This article has been edited as of Feb. 11, 2019
A previously published version of this article misquoted Ikram Farah. The quote has since been updated.
Students are often at a standoff with the MSU president. A commonly held belief is that the President cannot get things done, while presidents themselves often feel that they are misunderstood by the student body. Looking back at former presidents, we can see the difficult realities of their jobs. However, each MSU president has many opportunities to enact change, and it is their responsibility to work within their limitations.
It’s hard to keep all the eggs in one basket
“When someone is running for president they are running on 12-15 platform points, but that is not your only priority, you are a CEO, you are a manager of the whole institution,” said Ikram Farah, former MSU president for the 2018-2019 school year.
Every MSU president has and will continue to struggle with balancing priorities. Consulting past presidents and critically examining a previous year’s struggles is meant to help incoming presidents plan for the year ahead. New president-elects are given the opportunity to do this during their training period under the current MSU president, which lasts from February to April of each year.
Even with this transition process, neither Marando, Farah nor Monaco-Barnes were prepared for how much time would be taken up by priorities unrelated to their platform points.
“I didn’t realize how much of my time would be taken up with chairing various meetings, SRA, clubs, committees, events, and other things that you don’t really see the president do until you are in the role yourself,” said Marando.
During the transition period, outgoing presidents still have their own responsibilities and incoming presidents have their academics. It is unclear exactly how many hours are spent orienting.
“[After March] you’re out, and the new person’s in, and it’s up to them and their team to carry on their objectives but also carry on ongoing projects to full term,” said Justin Monaco-Barnes, former MSU president for the 2016-2017 school year.

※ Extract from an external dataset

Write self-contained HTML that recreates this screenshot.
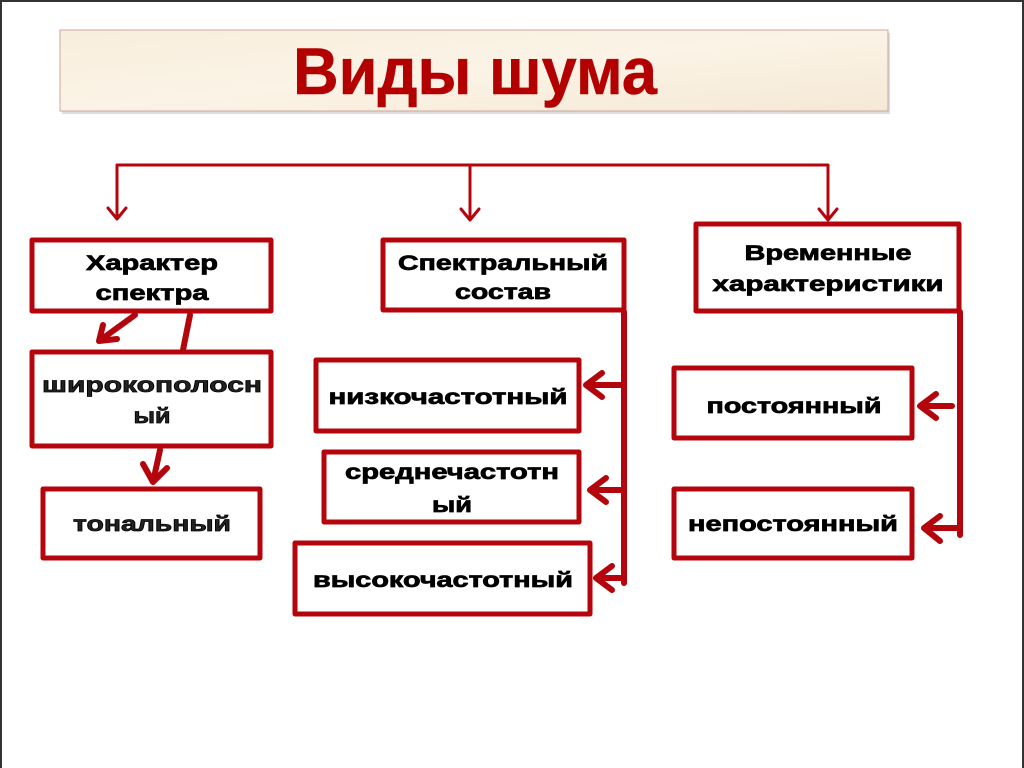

Limitations of the transition period may negatively impact a president’s future ability to establish continuity, balance priorities and prepare for unpredictability. Farah faced the impact of the Ontario Student Assistance Program cuts and the Student Choice Initiative. Responding to these events took up much of her team’s time.
“You don’t know what you don’t know,” said Farah.
Continuity is key
Longevity, according to Monaco-Barnes, can be an issue with a one-year term. A president must continue previous presidents’ work while attending to their own platform points and responsibilities. Marando, Farah and Monaco-Barnes highlighted the added pressure that comes from students wanting tangible results.
“. . . A lot of people probably don’t know I sit on groups that improve the university IT plan, or work on mental health support in classrooms. People don’t see all the time and energy that goes into working with our full-time staff and supporting business operations of the MSU. I think that if there isn’t a big promotion of something, people think nothing is happening. In reality things may span over a years — such as our new student space expansion — requiring a lot more resources than one might think,” said Marando.
The student space expansion came from Monaco-Barnes’ platform, whose Pulse expansion plans eventually evolved to include a new student center, the Student Activity Building.
“And then here we are, two years later, and it’s being built which is pretty cool,” said Monaco-Barnes.
Monaco-Barnes took an unpaid leave of absence to run two student-wide referenda and help secure funding for the expansion plans. During the second referendum, Ryan McDonald, the VP (Finance) at the time, also took an unpaid leave.
While the Student Activity and Pulse expansion are underway, future MSU presidents must see them through. Not all projects will survive this process.
At the end of Monaco-Barnes’s term, plastic water bottles were replaced with boxed water in Union Market. Union Market reverted back to plastic water bottles the following year.
“I don’t know how you control that. You hope that the continuity pieces that remain in the MSU leadership wise, you hope they will continue your original messages and ideas, but once you’re gone you can’t really control those things,” added Monaco-Barnes.
If this is a known problem, incoming and outgoing presidents should prevent it from happening as much as possible. Starting from scratch, as Monaco-Barnes noted, is a waste of time.
Who do you want in the room?
As Farah said, it can be easy to forget the significant impact that an MSU President can have in advocating for students. Advocacy could result in change that students may not link back to MSU, as such changes happen over the long-term.
“We need people with ideas and strategic vision. That’s where the Pulse expansion or student activity building becomes impactful. But we don’t always need that large action. Advocating for policies that enhance student life are incredibly important too; however, policy takes time though,” said Farah.
A president will have several opportunities to advocate for students. But it is not easy to get the job done. Monaco-Barnes said that higher-ups can wait out a president that they disagree with. There is also an intimidation factor at play, as the MSU president will interact with older and more experienced counterparts.
“It’d be very easy for a president to go in and do a lacklustre job if they are not motivated,” said Monaco-Barnes.
MSU presidents will make mistakes and struggle with their jobs. Their role is difficult to fully appreciate from an outside perspective. That doesn’t mean we shouldn’t point out their mistakes and challenge them to work around limitations. If we do not hold them accountable, then we may see less work being done. Is being MSU president hard? Yes. Does that mean that they cannot accomplish anything? Absolutely not.